Roots of a polynomial of degree 4

[Mathman23]

(*)$$p(x) = x^4 + ax^3 + bx^ 2 + ax + 1 = 0$$

where $$a,b \in \mathbb{C}$$

I would like to prove that a complex number x makes (*) true iff

$$s = x + x^{-1}$$ is a root of the $$Q(s) = s^2 + as + (b-2)$$

I see that that $$Q(x + x^{-1}) = \frac{p(x)}{x^2}$$

Then to prove the above do I then show that p(x) and Q((x + ^{-1}) shares roots?

Sincerely Yours
MM23

 

[arildno]

Yes.

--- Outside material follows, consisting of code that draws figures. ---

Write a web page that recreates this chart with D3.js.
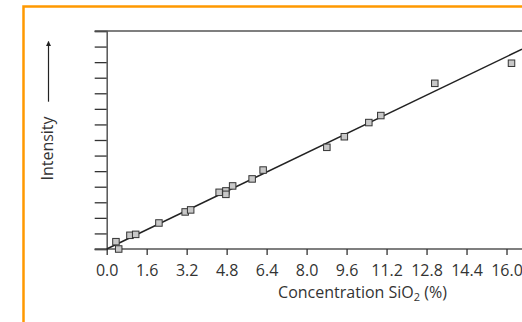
<!DOCTYPE html>
<html><head><meta charset="utf-8">
<script src="https://cdn.jsdelivr.net/npm/d3@7"></script>
<style>
html,body{margin:0;padding:0;background:#fff;}
svg{display:block;font-family:"Open Sans",sans-serif;}
</style></head>
<body>
<svg id="c" width="522" height="322"></svg>
<script>
// Data
const concentration = [0.37,0.48,0.93,1.16,2.09,3.14,3.36,4.50,4.77,4.77,5.04,5.82,6.26,8.81,9.51,10.49,10.97,13.13,16.2];
const intensity     = [0.47,0.0,0.88,0.94,1.67,2.38,2.51,3.64,3.73,3.51,4.05,4.50,5.07,6.53,7.21,8.12,8.57,10.64,11.93];
const xTickValues = [0,1.6,3.2,4.8,6.4,8.0,9.6,11.2,12.8,14.4,16.0];
const yTickValues = [0,1,2,3,4,5,6,7,8,9,10,11,12,13,14];
const fitLine = {x0:0, y0:0, x1:16.62, y1:12.83};

const svg = d3.select("#c");
const W = 522, H = 322;
const x = d3.scaleLinear().domain([0,16.62]).range([106.7,522]);
const y = d3.scaleLinear().domain([0,14]).range([249,31]);
const fs = "16px";

// orange frame
svg.append("path").attr("d",`M23.5,322 V6.5 H522`).attr("fill","none")
  .attr("stroke","#ff9900").attr("stroke-width",2.5);

const axisCol = "#555";
// y axis (ticks only)
const ya = svg.append("g").attr("transform",`translate(${x(0)},0)`)
  .call(d3.axisLeft(y).tickValues(yTickValues).tickSize(12).tickFormat(""));
ya.select(".domain").attr("stroke",axisCol).attr("stroke-width",1.5);
ya.selectAll(".tick line").attr("stroke","#333").attr("stroke-width",1.3);

// top border line
svg.append("line").attr("x1",x(0)-12).attr("x2",W).attr("y1",y(14)).attr("y2",y(14))
  .attr("stroke",axisCol).attr("stroke-width",1.5);

// x axis
const xa = svg.append("g").attr("transform",`translate(0,${y(0)})`)
  .call(d3.axisBottom(x).tickValues(xTickValues).tickSize(6).tickPadding(10)
    .tickFormat(d3.format(".1f")));
xa.select(".domain").attr("stroke",axisCol).attr("stroke-width",1.5).attr("d",`M${x(0)-12},0H${W}`);
xa.selectAll(".tick line").attr("stroke","#333").attr("stroke-width",1.3);
xa.selectAll(".tick text").attr("fill","#333").style("font-size",fs)
  .style("font-family","'Open Sans',sans-serif");

// fit line
svg.append("line").attr("x1",x(fitLine.x0)).attr("y1",y(fitLine.y0))
  .attr("x2",x(fitLine.x1)).attr("y2",y(fitLine.y1))
  .attr("stroke","#222").attr("stroke-width",1.5);

// points
const s = 6.5;
svg.append("g").selectAll("rect").data(concentration.map((c,i)=>[c,intensity[i]]))
  .join("rect")
  .attr("x",d=>x(d[0])-s/2).attr("y",d=>y(d[1])-s/2)
  .attr("width",s).attr("height",s)
  .attr("fill","#c8c8c8").attr("stroke","#333").attr("stroke-width",1);

// x title
const t = svg.append("text").attr("x",362.5).attr("y",297.5).attr("text-anchor","middle")
  .attr("fill","#333").style("font-size",fs);
t.append("tspan").text("Concentration SiO");
t.append("tspan").text("2").attr("dy",3).style("font-size","11px");
t.append("tspan").text(" (%)").attr("dy",-3);

// y title + arrow
svg.append("text").attr("transform","translate(52.5,148.5) rotate(-90)")
  .attr("text-anchor","middle").attr("fill","#333").style("font-size",fs).text("Intensity");
svg.append("defs").append("marker").attr("id","ah").attr("viewBox","0 0 10 10")
  .attr("refX",9).attr("refY",5).attr("markerWidth",5).attr("markerHeight",7)
  .attr("orient","auto").attr("markerUnits","userSpaceOnUse")
  .append("path").attr("d","M0,0 L10,5 L0,10 Z").attr("fill","#222");
svg.append("line").attr("x1",48.5).attr("x2",48.5).attr("y1",101.7).attr("y2",41.5)
  .attr("stroke","#222").attr("stroke-width",1.2).attr("marker-end","url(#ah)");
</script>
</body></html>
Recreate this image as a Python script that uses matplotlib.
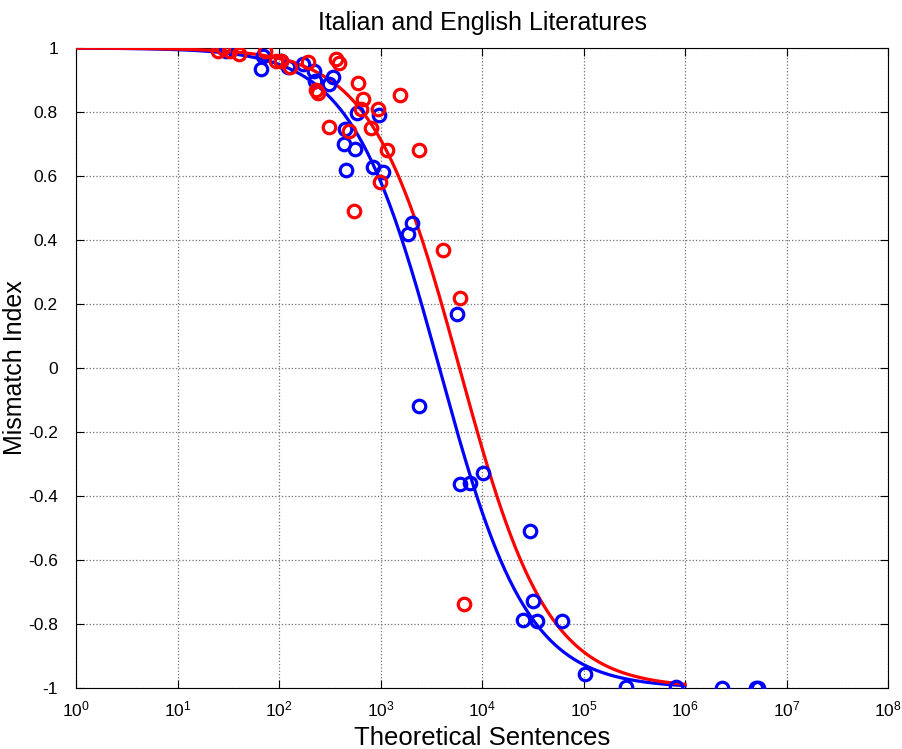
import numpy as np
import matplotlib
matplotlib.use("Agg")
import matplotlib.pyplot as plt

plt.rcParams['font.family'] = ['Liberation Sans', 'DejaVu Sans']
plt.rcParams['mathtext.default'] = 'regular'

# measured points
blue_x = [30, 66, 70, 105, 123, 172, 220, 225, 310, 340, 435, 445, 455, 560, 590,
          845, 970, 1060, 1870, 2050, 2400, 5650, 6040, 7600, 10200, 25300, 29600,
          31800, 34800, 61000, 103000, 263000, 813000, 2.3e6, 5.0e6, 5.2e6]
blue_y = [0.99, 0.935, 0.975, 0.96, 0.94, 0.95, 0.928, 0.897, 0.8875, 0.909, 0.70, 0.747,
          0.619, 0.684, 0.797, 0.628, 0.79, 0.6125, 0.42, 0.453, -0.119, 0.169, -0.3625,
          -0.36, -0.328, -0.7875, -0.509, -0.728, -0.79, -0.79, -0.956, -0.997, -0.997,
          -1.0, -1.0, -1.0]

red_x = [25, 28, 33, 40, 73, 93, 105, 128, 194, 230, 240, 310, 364, 390, 490, 550,
         600, 640, 675, 810, 950, 985, 1150, 1550, 2400, 4150, 6050, 6600]
red_y = [0.99, 1.0, 0.99, 0.98, 0.99, 0.96, 0.96, 0.94, 0.956, 0.87, 0.86, 0.753,
         0.966, 0.953, 0.74, 0.49, 0.89, 0.81, 0.84, 0.75, 0.81, 0.58, 0.68, 0.853,
         0.68, 0.37, 0.22, -0.737]

y_ticks = [-1, -0.8, -0.6, -0.4, -0.2, 0, 0.2, 0.4, 0.6, 0.8, 1]
y_tick_labels = ['-1', '-0.8', '-0.6', '-0.4', '-0.2', '0',
                 '0.2', '0.4', '0.6', '0.8', '1']

# fitted midpoints of (x0 - x) / (x0 + x)
blue_x0 = 3800
red_x0 = 6000


def fit_curve(x, x0):
    return (x0 - x) / (x0 + x)


xs = np.logspace(0, 6, 400)

fig = plt.figure(figsize=(9.02, 7.49), dpi=100)
ax = fig.add_axes([0.0843, 0.0814, 0.9002, 0.8545])

ax.plot(xs, fit_curve(xs, blue_x0), color='#0000ff', lw=2.3, zorder=3)
ax.plot(xs, fit_curve(xs, red_x0), color='#ff0000', lw=2.3, zorder=3)
ax.plot(blue_x, blue_y, 'o', mfc='none', mec='#0000ff', ms=9, mew=2.3, zorder=4)
ax.plot(red_x, red_y, 'o', mfc='none', mec='#ff0000', ms=9, mew=2.3, zorder=4)

ax.set_xscale('log')
ax.set_xlim(1, 1e8)
ax.set_ylim(-1, 1)
ax.set_xticks([10.0 ** k for k in range(9)])
ax.minorticks_off()
ax.set_yticks(y_ticks)
ax.set_yticklabels(y_tick_labels)

ax.grid(True, which='major', linestyle=':', color='0.45', lw=0.9)
ax.tick_params(direction='in', top=True, right=True, length=6, width=0.8,
               labelsize=12.5)
ax.tick_params(axis='y', pad=13)
ax.tick_params(axis='x', pad=8)
for s in ax.spines.values():
    s.set_linewidth(0.8)

ax.set_title('Italian and English Literatures', fontsize=18, pad=13)
ax.set_xlabel('Theoretical Sentences', fontsize=18.5, labelpad=5)
ax.set_ylabel('Mismatch Index', fontsize=18)
ax.yaxis.set_label_coords(-0.06, 0.5)

fig.savefig('out.png', dpi=100)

Note that Q(s) and p(x) must have coincident roots.

 

[HallsofIvy]

(*)$$p(x) = x^4 + ax^3 + bx^ 2 + ax + 1 = 0$$

where $$a,b \in \mathbb{C}$$

I would like to prove that a complex number x makes (*) true iff

$$s = x + x^{-1}$$ is a root of the $$Q(s) = s^2 + as + (b-2)$$

I see that that $$Q(x + x^{-1}) = \frac{p(x)}{x^2}$$

Then to prove the above do I then show that p(x) and Q((x + ^{-1}) shares roots?

Sincerely Yours
MM23

The onlly way a fraction can be 0 is if the numerator is 0. Isn't it obvious from $$Q(x + x^{-1}) = \frac{p(x)}{x^2}$$
that Q(x+ x^-1)= 0 if and only if p(x)= 0?